5 questions answered

What Lighthouse score should I aim for?

90+ is Good (green). 50–89 is Needs Improvement (orange). Below 50 is Poor (red). For SEO impact, aim for 90+ on mobile — Google uses mobile-first indexing and Core Web Vitals (which Lighthouse measures) as ranking factors.

How much does image compression affect Lighthouse score?

Images are typically responsible for 30–60% of a page's total weight. Compressing and converting images to WebP is usually the single highest-impact change you can make to a Lighthouse score. A page going from 8MB of images to 800KB often improves Performance score by 20–40 points.

What is LCP and why does it matter for SEO?

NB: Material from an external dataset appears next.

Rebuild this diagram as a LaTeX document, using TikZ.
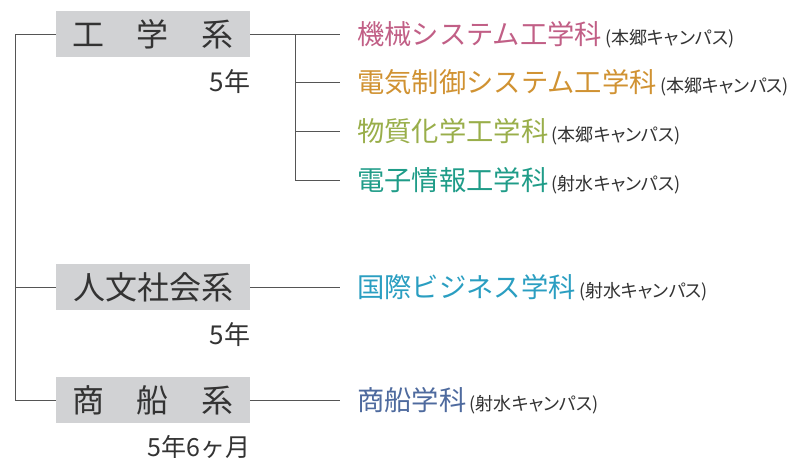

LCP (Largest Contentful Paint) measures how long it takes for the main visible content (usually a hero image) to load. Google uses LCP as a Core Web Vitals metric — a direct ranking factor. An LCP under 2.5 seconds is Good. Over 4 seconds is Poor and can hurt rankings.

Should I use WebP or AVIF for best Lighthouse scores?

WebP is the safe choice — supported by all modern browsers (Chrome, Firefox, Safari 14+, Edge). AVIF is 20-30% smaller than WebP but has slightly less browser support. For maximum compatibility and performance, use WebP with a JPEG fallback via <picture> element.

Do image file names affect Lighthouse or SEO?

File names don't affect Lighthouse Performance scores. However, descriptive file names (e.g., 'blue-running-shoes.jpg' instead of 'IMG_4521.jpg') are a minor positive signal for Google Image Search rankings and accessibility.